The call: Father Schaeffer often describes his vocation story as something that slowly unfolded over time. “I didn’t have a burning bush moment,” he quipped.
He attended high school seminary at St. Louis Preparatory Seminary-North, but paused his discernment there. He went off to college, eventually starting a career. He was married and had two daughters, who are now in their 20s, both of whom have been supportive of their father’s decision to enter the seminary.
Father Schaeffer was employed in health care IT for nearly 30 years, mostly as a leader of application developers and business analysts. After he and his wife divorced, he became more active in his parish, All Saints in St. Peters. He also served as a teacher with the Parish School of Religion. Someone suggested that he consider the permanent diaconate, and several years after his annulment was finalized, he entered the diaconate program. He was ordained for the Archdiocese of St. Louis in 2007 and has served his entire diaconate at St. Joseph Parish in Cottleville.
The possibility of the priesthood re-emerged during a conversation with his spiritual director, Father Mark Chrismer, who helped him research seminary programs that focus on older vocations. The two came upon Pope St. John XXIII in Weston, which is dedicated to the formation of older seminarians, typically 30 years of age and older.
Father Schaeffer sees his response to God’s call to the priesthood as a “humbling of self and a giving myself up to the people of God and to serve them in a way that the archbishop and the Church feels is best to serve.”

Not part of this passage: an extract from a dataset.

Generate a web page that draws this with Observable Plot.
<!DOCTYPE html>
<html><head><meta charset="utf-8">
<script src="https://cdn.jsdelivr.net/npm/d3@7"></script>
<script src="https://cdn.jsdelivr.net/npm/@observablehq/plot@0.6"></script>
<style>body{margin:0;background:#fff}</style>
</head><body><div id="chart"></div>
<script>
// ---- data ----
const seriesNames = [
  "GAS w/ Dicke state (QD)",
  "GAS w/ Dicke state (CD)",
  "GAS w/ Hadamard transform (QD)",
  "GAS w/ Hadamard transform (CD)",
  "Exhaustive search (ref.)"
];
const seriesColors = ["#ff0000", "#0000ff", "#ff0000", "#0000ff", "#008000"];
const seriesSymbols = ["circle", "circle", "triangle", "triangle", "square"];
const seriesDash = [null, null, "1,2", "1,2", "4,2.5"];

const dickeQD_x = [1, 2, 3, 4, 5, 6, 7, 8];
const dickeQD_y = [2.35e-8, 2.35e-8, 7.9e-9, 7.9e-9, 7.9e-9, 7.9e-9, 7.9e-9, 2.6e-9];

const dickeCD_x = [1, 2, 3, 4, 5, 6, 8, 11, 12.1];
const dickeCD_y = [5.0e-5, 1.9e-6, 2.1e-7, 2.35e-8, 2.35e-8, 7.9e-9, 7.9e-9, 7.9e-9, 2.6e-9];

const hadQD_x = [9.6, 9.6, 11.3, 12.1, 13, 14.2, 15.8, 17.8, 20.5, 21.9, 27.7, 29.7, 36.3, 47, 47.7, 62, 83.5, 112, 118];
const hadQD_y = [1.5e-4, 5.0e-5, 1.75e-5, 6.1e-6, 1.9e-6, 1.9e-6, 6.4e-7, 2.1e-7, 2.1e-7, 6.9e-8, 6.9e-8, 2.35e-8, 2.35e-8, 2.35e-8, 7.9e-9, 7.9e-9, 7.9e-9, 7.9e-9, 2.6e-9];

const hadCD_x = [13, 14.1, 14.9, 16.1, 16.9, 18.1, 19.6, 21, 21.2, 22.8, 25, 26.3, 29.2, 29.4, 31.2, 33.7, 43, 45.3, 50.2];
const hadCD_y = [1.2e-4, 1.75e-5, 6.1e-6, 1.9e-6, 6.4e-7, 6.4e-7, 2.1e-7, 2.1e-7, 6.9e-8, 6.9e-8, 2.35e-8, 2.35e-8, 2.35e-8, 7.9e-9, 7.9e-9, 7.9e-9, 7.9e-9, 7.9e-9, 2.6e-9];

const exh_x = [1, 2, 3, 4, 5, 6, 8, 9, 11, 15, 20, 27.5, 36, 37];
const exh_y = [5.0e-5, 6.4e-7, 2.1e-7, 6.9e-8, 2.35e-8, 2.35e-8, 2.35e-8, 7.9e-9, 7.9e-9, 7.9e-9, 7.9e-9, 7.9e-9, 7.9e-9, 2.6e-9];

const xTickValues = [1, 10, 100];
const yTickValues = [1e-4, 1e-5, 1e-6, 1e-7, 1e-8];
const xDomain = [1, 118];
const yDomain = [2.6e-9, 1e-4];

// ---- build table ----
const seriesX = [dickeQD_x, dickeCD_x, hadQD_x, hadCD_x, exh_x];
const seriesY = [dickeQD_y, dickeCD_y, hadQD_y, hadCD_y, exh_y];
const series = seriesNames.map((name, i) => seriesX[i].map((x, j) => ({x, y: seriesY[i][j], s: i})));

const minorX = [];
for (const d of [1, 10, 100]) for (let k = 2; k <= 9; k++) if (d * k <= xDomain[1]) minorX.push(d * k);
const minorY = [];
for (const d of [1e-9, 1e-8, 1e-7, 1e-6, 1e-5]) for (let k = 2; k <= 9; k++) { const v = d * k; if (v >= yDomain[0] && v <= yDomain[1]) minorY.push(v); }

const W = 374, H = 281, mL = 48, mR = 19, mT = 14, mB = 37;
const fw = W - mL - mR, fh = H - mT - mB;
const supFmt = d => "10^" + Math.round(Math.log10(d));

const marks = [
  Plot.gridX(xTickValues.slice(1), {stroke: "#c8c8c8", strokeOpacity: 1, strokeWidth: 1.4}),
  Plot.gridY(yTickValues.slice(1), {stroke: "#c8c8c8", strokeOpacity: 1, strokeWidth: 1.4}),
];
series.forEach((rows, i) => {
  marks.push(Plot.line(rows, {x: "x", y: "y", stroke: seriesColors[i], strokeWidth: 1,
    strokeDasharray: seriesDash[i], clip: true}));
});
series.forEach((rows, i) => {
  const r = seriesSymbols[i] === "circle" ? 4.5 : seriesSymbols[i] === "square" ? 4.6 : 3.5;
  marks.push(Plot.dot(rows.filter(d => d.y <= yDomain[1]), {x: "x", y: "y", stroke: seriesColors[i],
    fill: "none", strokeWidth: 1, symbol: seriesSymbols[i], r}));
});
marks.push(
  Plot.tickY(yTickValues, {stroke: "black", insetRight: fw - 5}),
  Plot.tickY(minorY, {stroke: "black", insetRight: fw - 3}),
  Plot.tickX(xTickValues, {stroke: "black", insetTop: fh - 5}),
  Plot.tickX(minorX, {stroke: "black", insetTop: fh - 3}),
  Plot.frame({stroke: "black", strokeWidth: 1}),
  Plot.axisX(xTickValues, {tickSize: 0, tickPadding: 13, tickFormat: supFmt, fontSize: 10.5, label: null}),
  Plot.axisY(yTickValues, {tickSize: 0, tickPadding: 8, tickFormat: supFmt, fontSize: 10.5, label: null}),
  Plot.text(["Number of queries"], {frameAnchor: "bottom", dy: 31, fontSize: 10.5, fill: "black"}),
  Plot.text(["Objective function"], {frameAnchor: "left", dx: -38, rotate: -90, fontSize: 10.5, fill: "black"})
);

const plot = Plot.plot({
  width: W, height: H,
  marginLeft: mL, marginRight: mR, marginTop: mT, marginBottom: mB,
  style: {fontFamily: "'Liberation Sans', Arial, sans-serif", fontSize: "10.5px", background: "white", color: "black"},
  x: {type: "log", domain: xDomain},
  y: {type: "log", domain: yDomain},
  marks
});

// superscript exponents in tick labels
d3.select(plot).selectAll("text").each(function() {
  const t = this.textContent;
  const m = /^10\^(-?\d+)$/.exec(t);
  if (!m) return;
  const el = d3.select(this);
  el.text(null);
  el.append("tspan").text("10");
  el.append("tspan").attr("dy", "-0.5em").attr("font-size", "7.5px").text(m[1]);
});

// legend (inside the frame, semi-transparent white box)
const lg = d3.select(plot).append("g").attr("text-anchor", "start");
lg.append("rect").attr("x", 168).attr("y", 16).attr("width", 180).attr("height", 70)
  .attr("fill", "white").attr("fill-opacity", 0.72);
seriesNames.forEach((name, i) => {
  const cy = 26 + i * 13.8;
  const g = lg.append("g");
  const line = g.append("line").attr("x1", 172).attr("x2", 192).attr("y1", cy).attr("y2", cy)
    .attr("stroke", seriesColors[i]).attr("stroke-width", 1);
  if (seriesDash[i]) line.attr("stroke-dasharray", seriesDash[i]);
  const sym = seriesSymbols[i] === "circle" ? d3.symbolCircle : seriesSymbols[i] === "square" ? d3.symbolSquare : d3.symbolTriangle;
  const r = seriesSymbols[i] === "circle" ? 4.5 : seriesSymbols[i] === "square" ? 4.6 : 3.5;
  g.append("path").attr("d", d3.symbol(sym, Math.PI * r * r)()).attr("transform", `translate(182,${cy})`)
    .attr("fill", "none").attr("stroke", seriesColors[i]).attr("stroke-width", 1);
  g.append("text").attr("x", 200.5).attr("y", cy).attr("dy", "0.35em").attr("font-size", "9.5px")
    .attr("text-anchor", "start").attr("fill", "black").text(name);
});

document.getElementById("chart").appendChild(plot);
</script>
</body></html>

A deacon is ordained to serve, and a priest is ordained to shepherd, he said, adding that service is rooted in everything that an ordained minister does. The diaconate gives a man the heart of a servant that he carries with him into the priesthood.
“There’s wisdom in the fact that you’re ordained a deacon before you’re ordained a priest,” he said. “My period of transition is just longer.”
The journey toward the priesthood has been a pursuit of peace and calm, something that the world so desperately needs today, Father Schaeffer said. One of his favorite sayings is: “where peace is, there Christ is.”
As a priest, he sees his mission as bringing unity and a sense of welcome to others, while holding to the truths of the Church. We also must learn how to seek forgiveness from God, through the sacrament of reconciliation, so that we can forgive others.
“Approaching God who loves us immensely without limit … and asking for His mercy and being forgiven, it gives us a sense of calm when we leave that sacrament, a sense of grace. And that grace helps us be that calming presence in other people’s lives,” he said.